The school's executive director, identified only as Noelle, told the paper: "Our families feel hunted."
That anxiety has spread beyond the Twin Cities and into the surrounding suburbs, especially at schools with large nonwhite populations.
In the suburb of Fridley, which the New York Times visited for a report published Saturday, school administrators now escort more than two dozen staff, many of whom are international teachers, to school before sunrise each morning.
In nearby Columbia Heights, "more than two dozen parents and four students have been detained by federal agents, including a 5-year-old boy on his way home from school who was detained with his father."
That boy, Liam Conejo Ramos, was released from custody this weekend by a federal judge and returned to school in Minneapolis after being shipped to a family detention facility in Dilley, Texas, where he became extremely ill. Since then, a measles outbreak has been reported at the facility.
In Fridley, school officials are constantly on high alert, fearing that a similar fate could befall their own students.
The school's superintendent, Brenda Lewis, spends the dismissal period circling the neighborhood, looking for agents.

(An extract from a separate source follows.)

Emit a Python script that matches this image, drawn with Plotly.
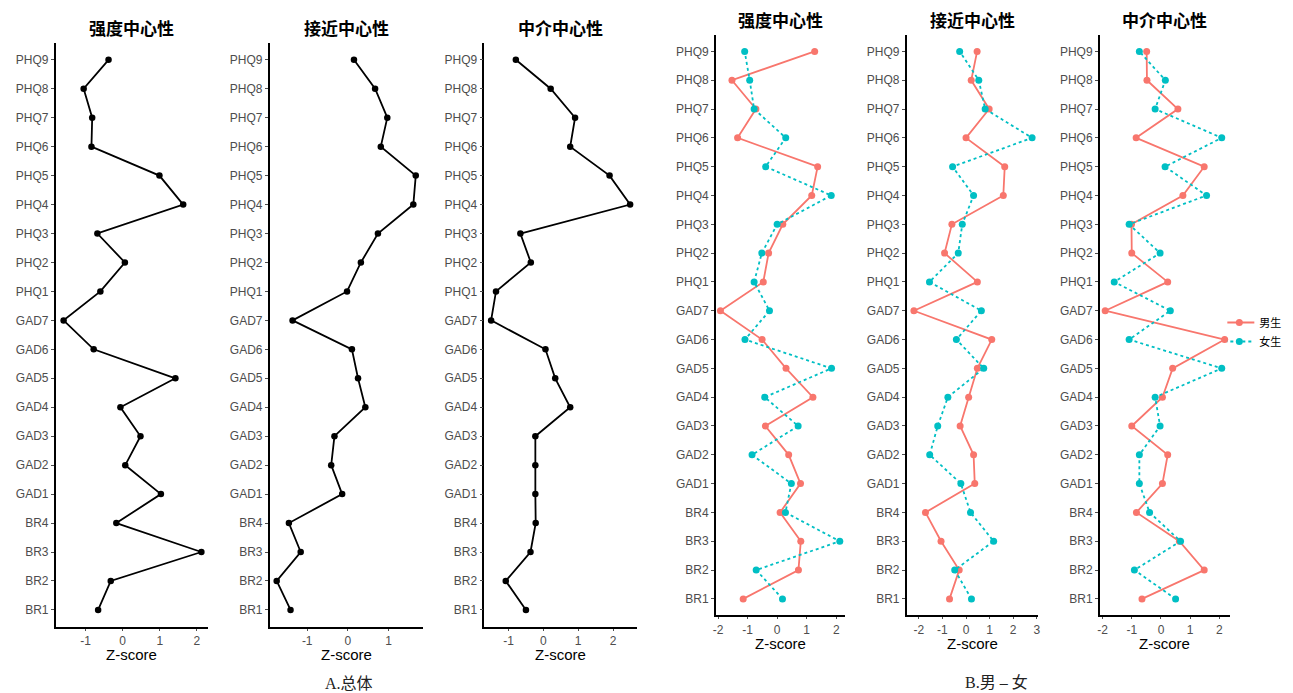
import plotly.graph_objects as go

nodes = ["BR1", "BR2", "BR3", "BR4", "GAD1", "GAD2", "GAD3", "GAD4", "GAD5", "GAD6", "GAD7",
         "PHQ1", "PHQ2", "PHQ3", "PHQ4", "PHQ5", "PHQ6", "PHQ7", "PHQ8", "PHQ9"]

panel_titles = ["强度中心性", "接近中心性", "中介中心性"]
group_names = ["男生", "女生"]

# Overall (A)
all_strength = [-0.66, -0.32, 2.12, -0.17, 1.03, 0.07, 0.48, -0.06, 1.42, -0.78, -1.59,
                -0.60, 0.06, -0.68, 1.63, 0.99, -0.84, -0.82, -1.05, -0.38]
all_closeness = [-1.41, -1.75, -1.16, -1.45, -0.14, -0.41, -0.33, 0.43, 0.25, 0.10, -1.36,
                 -0.02, 0.32, 0.74, 1.61, 1.67, 0.81, 0.97, 0.67, 0.15]
all_betweenness = [-0.50, -1.08, -0.37, -0.22, -0.23, -0.23, -0.23, 0.77, 0.34, 0.06, -1.50,
                   -1.36, -0.36, -0.66, 2.49, 1.90, 0.77, 0.91, 0.21, -0.79]

# Male / female (B)
male_strength = [-1.15, 0.72, 0.80, 0.10, 0.79, 0.39, -0.40, 1.21, 0.30, -0.51, -1.92,
                 -0.47, -0.29, 0.19, 1.17, 1.37, -1.34, -0.72, -1.53, 1.27]
female_strength = [0.18, -0.71, 2.12, 0.28, 0.48, -0.85, 0.71, -0.42, 1.84, -1.09, -0.26,
                   -0.78, -0.52, 0.00, 1.83, -0.39, 0.29, -0.78, -0.93, -1.10]
male_closeness = [-0.70, -0.29, -1.06, -1.72, 0.37, 0.32, -0.25, 0.11, 0.48, 1.09, -2.21,
                  0.48, -0.91, -0.60, 1.58, 1.64, 0.00, 0.98, 0.22, 0.47]
female_closeness = [0.23, -0.48, 1.17, 0.19, -0.22, -1.54, -1.20, -0.77, 0.75, -0.41, 0.65,
                    -1.55, -0.33, -0.16, 0.32, -0.57, 2.80, 0.81, 0.54, -0.27]
male_betweenness = [-0.65, 1.48, 0.63, -0.84, 0.05, 0.23, -1.00, 0.05, 0.40, 2.18, -1.91,
                    0.23, -1.00, -1.01, 0.75, 1.48, -0.85, 0.58, -0.48, -0.49]
female_betweenness = [0.50, -0.91, 0.67, -0.39, -0.74, -0.74, -0.03, -0.20, 2.08, -1.09, 0.32,
                      -1.60, -0.03, -1.09, 1.56, 0.14, 2.08, -0.20, 0.15, -0.74]

A_ticks = [[-1, 0, 1, 2], [-1, 0, 1], [-1, 0, 1, 2]]
B_ticks = [[-2, -1, 0, 1, 2], [-2, -1, 0, 1, 2, 3], [-2, -1, 0, 1, 2]]

W, H = 1293, 693
MALE_C = "#F8766D"
FEMALE_C = "#00BFC4"
TICK_C = "#4d4d4d"
SANS = "Liberation Sans, Arial, sans-serif"
CJK = "Noto Sans CJK SC, sans-serif"

# panel geometry in pixels: (left, right, top, bottom, xrange)
panels = [
    (45, 198, 35, 619, [-1.80, 2.30]),
    (260, 414, 35, 619, [-1.92, 1.85]),
    (475.7, 629, 35, 619, [-1.69, 2.69]),
    (708.3, 838.3, 26.7, 607.3, [-2.07, 2.31]),
    (900, 1031.3, 26.7, 607.3, [-2.51, 3.03]),
    (1094, 1224.3, 26.7, 607.3, [-2.09, 2.35]),
]
yranges = [[-0.59, 19.58]] * 3 + [[-0.57, 19.58]] * 3

fig = go.Figure()

A_data = [all_strength, all_closeness, all_betweenness]
B_data = [(male_strength, female_strength), (male_closeness, female_closeness),
          (male_betweenness, female_betweenness)]

for i in range(3):
    ax = "" if i == 0 else str(i + 1)
    fig.add_trace(go.Scatter(
        x=A_data[i], y=nodes, mode="lines+markers", xaxis="x" + ax, yaxis="y" + ax,
        line=dict(color="black", width=1.8), marker=dict(color="black", size=6.5),
        showlegend=False, hoverinfo="x+y"))

for i in range(3):
    ax = str(i + 4)
    m, f = B_data[i]
    fig.add_trace(go.Scatter(
        x=m, y=nodes, mode="lines+markers", xaxis="x" + ax, yaxis="y" + ax,
        line=dict(color=MALE_C, width=1.8), marker=dict(color=MALE_C, size=7),
        name=group_names[0], legendgroup="m", showlegend=(i == 0)))
    fig.add_trace(go.Scatter(
        x=f, y=nodes, mode="lines+markers", xaxis="x" + ax, yaxis="y" + ax,
        line=dict(color=FEMALE_C, width=1.8, dash="dot"), marker=dict(color=FEMALE_C, size=7),
        name=group_names[1], legendgroup="f", showlegend=(i == 0)))

layout = {}
annotations = []
for i, (l, r, t, b, xr) in enumerate(panels):
    ax = "" if i == 0 else str(i + 1)
    xname = "xaxis" + ax
    yname = "yaxis" + ax
    ticks = A_ticks[i] if i < 3 else B_ticks[i - 3]
    layout[xname] = dict(
        domain=[l / W, r / W], anchor="y" + ax, range=xr,
        tickmode="array", tickvals=ticks, ticktext=[str(v) for v in ticks],
        showline=True, linecolor="black", linewidth=1.8, mirror=False,
        ticks="outside", ticklen=2, tickcolor=TICK_C, tickwidth=1,
        tickfont=dict(family=SANS, size=12, color=TICK_C),
        showgrid=False, zeroline=False, fixedrange=True)
    layout[yname] = dict(
        domain=[1 - b / H, 1 - t / H], anchor="x" + ax, range=yranges[i],
        type="category", categoryorder="array", categoryarray=nodes,
        showline=True, linecolor="black", linewidth=1.8,
        ticks="outside", ticklen=3, tickcolor=TICK_C, tickwidth=1,
        tickfont=dict(family=SANS, size=12, color=TICK_C),
        showgrid=False, zeroline=False, fixedrange=True)
    # panel title
    title_y = 19 if i < 3 else 12
    annotations.append(dict(
        text="<b>" + panel_titles[i % 3] + "</b>", x=(l + r) / 2 / W, y=1 - title_y / H,
        xref="paper", yref="paper", showarrow=False, xanchor="center", yanchor="middle",
        font=dict(family=CJK, size=17, color="black")))
    # x axis title
    xt_y = 646 if i < 3 else 635
    annotations.append(dict(
        text="Z-score", x=(l + r) / 2 / W, y=1 - xt_y / H,
        xref="paper", yref="paper", showarrow=False, xanchor="center", yanchor="middle",
        font=dict(family=SANS, size=15, color="black")))

annotations.append(dict(
    text="A.总体", x=340 / W, y=1 - 675 / H, xref="paper", yref="paper", showarrow=False,
    xanchor="center", yanchor="middle",
    font=dict(family="Liberation Serif, Noto Sans CJK SC, serif", size=16, color="#222")))
annotations.append(dict(
    text="B.男 – 女", x=990 / W, y=1 - 674 / H, xref="paper", yref="paper", showarrow=False,
    xanchor="center", yanchor="middle",
    font=dict(family="Liberation Serif, Noto Sans CJK SC, serif", size=16, color="#222")))

fig.update_layout(
    width=W, height=H, margin=dict(l=0, r=0, t=0, b=0),
    paper_bgcolor="white", plot_bgcolor="white",
    annotations=annotations,
    legend=dict(x=1222 / W, y=1 - 300 / H, xanchor="left", yanchor="top",
                font=dict(family=CJK, size=11, color="black"),
                bgcolor="rgba(0,0,0,0)", itemwidth=30, tracegroupgap=0,
                indentation=-8),
    **layout)

fig.write_html("out.html")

Last week, she and other educators spoke at a news conference denouncing the terror that ICE had inflicted upon her students and community.
"The fundamental right to go to school and the basic principle of human dignity has been ripped away from our children, our staff, and our families,” Lewis said. “None of this is partisan. This is about children—predominantly children of color—being treated as less than human.”
Since she spoke at the conference, she said masked agents have tailed her car on multiple occasions, and that on Wednesday, they came closer to the school campus than usual. Three other members of the Fridley school board said they saw agents parked outside their homes, and another also says they were followed.
"It is my responsibility to ensure that our students and staff and families are safe, and if that means [agents are] going to target me instead of them, then that's what we need to do, and then they can leave our families alone," she told Bring Me the News on Friday. "But at the end of the day, are they trying to intimidate me to stop? Yes. Will I stop? No."